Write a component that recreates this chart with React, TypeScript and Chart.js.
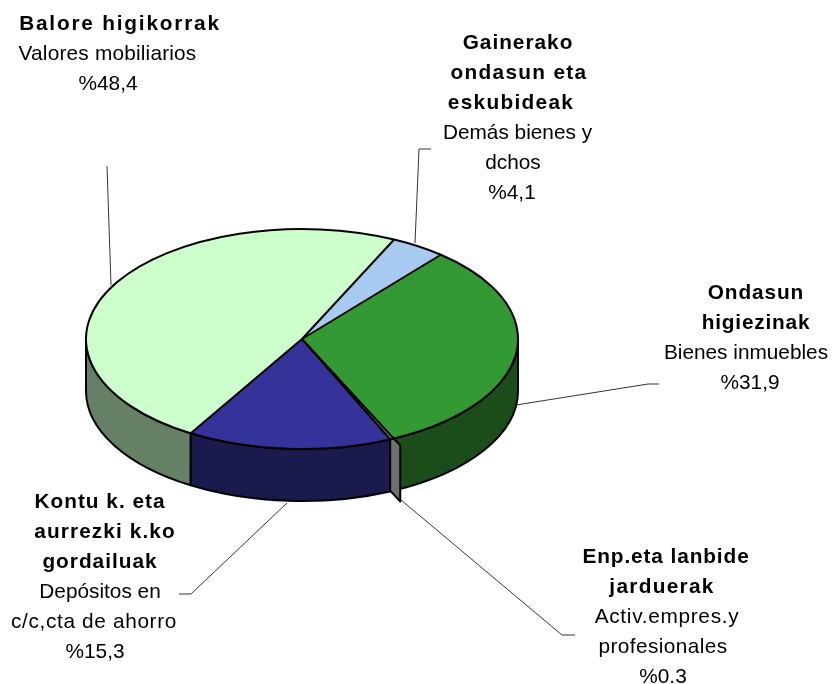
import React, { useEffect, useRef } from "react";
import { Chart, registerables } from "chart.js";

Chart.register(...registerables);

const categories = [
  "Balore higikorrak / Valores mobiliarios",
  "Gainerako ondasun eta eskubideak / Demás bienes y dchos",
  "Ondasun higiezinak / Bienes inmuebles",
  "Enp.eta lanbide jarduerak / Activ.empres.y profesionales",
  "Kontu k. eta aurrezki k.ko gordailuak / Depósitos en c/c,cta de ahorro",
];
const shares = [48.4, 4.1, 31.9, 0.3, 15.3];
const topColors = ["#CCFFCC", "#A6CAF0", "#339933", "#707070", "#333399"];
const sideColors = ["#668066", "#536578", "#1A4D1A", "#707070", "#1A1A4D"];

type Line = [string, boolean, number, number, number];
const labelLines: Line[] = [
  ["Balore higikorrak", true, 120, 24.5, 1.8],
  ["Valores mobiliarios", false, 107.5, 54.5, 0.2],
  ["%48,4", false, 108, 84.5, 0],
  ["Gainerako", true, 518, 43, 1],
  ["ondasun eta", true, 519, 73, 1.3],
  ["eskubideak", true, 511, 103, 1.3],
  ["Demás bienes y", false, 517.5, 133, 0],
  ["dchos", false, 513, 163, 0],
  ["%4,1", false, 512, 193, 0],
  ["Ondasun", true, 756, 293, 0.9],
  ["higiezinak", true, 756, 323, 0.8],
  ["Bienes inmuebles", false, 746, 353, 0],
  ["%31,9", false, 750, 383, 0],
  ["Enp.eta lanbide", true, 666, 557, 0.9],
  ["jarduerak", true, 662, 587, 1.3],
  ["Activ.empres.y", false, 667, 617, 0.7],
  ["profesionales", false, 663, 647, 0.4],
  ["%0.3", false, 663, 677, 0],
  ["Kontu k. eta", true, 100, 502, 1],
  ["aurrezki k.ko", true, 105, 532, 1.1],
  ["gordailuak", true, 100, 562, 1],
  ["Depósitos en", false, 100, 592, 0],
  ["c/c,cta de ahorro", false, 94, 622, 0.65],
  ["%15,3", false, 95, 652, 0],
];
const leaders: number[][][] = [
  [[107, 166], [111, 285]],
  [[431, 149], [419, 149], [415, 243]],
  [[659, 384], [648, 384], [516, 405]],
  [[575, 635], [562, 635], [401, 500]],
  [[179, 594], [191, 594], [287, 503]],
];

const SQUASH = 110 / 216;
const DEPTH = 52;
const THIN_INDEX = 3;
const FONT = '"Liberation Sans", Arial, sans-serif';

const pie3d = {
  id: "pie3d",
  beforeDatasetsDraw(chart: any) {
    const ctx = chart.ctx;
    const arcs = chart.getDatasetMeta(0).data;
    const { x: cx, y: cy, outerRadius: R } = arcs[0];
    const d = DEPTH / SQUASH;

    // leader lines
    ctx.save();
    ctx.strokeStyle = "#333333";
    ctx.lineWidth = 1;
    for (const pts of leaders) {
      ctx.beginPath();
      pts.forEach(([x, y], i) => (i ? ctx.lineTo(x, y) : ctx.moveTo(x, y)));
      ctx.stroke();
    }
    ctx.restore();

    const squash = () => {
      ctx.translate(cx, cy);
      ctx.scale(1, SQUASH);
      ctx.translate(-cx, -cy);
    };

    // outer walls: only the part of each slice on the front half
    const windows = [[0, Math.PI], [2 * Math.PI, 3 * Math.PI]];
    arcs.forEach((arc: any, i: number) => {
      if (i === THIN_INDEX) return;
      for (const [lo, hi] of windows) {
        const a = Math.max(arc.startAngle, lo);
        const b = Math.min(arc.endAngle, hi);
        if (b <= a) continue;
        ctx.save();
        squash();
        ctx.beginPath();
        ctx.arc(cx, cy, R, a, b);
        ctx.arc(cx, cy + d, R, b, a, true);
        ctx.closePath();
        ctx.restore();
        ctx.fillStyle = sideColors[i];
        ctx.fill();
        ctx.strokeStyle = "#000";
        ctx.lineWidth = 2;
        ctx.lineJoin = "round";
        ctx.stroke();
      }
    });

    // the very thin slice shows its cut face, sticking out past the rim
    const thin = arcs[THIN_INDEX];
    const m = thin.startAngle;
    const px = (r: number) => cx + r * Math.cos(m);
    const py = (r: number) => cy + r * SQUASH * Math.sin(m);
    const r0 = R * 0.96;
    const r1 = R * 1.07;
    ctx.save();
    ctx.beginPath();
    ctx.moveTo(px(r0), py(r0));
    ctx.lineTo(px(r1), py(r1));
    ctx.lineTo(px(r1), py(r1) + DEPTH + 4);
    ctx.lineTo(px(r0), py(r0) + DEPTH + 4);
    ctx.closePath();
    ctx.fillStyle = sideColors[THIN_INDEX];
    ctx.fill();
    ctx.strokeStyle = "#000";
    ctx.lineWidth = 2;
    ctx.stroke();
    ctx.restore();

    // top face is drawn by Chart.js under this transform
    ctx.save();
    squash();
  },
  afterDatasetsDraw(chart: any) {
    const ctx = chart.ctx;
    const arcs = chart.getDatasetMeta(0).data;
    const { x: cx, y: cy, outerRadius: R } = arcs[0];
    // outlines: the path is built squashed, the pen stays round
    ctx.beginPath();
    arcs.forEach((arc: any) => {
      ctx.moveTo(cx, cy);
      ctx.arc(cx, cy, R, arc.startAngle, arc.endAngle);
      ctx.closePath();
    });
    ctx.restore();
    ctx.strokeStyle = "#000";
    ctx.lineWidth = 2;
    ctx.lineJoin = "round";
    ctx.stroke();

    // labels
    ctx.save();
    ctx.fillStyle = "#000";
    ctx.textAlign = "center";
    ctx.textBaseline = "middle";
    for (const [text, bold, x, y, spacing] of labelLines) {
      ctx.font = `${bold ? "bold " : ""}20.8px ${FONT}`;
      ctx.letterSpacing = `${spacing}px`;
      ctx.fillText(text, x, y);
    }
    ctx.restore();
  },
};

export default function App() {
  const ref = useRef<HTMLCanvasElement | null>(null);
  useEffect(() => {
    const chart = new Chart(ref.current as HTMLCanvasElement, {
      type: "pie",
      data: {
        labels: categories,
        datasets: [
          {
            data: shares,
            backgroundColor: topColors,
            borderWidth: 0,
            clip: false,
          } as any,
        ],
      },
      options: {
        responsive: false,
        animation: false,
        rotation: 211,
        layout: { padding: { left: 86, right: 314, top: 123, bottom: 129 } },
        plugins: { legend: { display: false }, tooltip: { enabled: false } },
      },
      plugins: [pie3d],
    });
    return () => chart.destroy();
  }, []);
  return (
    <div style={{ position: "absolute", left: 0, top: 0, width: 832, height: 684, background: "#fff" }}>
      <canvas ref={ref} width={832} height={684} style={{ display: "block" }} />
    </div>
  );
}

---

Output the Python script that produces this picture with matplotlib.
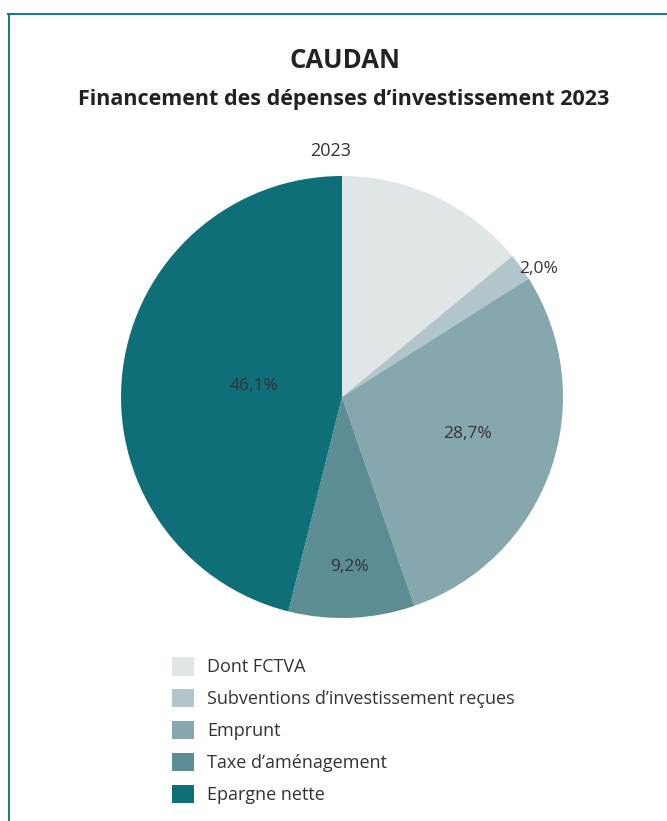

--

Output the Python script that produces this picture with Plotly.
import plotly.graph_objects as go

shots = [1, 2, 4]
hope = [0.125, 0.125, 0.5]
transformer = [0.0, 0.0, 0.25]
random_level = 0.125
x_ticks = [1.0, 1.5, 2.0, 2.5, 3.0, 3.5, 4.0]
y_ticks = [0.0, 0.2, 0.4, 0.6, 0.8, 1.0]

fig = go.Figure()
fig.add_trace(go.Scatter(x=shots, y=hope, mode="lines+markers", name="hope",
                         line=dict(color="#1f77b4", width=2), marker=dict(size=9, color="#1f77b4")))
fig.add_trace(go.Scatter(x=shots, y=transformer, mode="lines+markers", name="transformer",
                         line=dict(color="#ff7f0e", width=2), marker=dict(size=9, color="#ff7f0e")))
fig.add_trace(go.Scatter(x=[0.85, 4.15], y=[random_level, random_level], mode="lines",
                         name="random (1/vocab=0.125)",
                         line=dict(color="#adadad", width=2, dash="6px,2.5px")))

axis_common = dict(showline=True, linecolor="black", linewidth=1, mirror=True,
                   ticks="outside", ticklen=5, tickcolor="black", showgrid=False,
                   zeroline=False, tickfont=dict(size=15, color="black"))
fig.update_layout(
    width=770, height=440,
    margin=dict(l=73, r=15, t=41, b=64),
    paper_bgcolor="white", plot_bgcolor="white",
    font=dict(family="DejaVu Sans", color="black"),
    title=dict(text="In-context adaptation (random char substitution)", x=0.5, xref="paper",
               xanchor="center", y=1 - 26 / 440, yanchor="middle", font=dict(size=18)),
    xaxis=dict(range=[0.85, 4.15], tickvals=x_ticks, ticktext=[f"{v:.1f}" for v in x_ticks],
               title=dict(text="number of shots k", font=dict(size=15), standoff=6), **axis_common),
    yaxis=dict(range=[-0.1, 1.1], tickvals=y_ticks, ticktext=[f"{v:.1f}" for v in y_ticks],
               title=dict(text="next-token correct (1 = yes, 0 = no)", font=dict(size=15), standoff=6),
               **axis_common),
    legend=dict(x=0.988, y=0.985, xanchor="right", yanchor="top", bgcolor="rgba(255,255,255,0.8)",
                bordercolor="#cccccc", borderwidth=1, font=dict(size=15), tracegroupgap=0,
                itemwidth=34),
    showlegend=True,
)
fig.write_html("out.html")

TASK TO COMPLETE –
From the line containing "Output the Python script that produces this picture with Plotly." down to the line containing "y_ticks = [0.0, 0.2, 0.4, 0.6, 0.8, 1.0]" in the material above, reproduce every line exactly, including the two end lines.

COMPLETED EXERCISE –
Output the Python script that produces this picture with Plotly.
import plotly.graph_objects as go

shots = [1, 2, 4]
hope = [0.125, 0.125, 0.5]
transformer = [0.0, 0.0, 0.25]
random_level = 0.125
x_ticks = [1.0, 1.5, 2.0, 2.5, 3.0, 3.5, 4.0]
y_ticks = [0.0, 0.2, 0.4, 0.6, 0.8, 1.0]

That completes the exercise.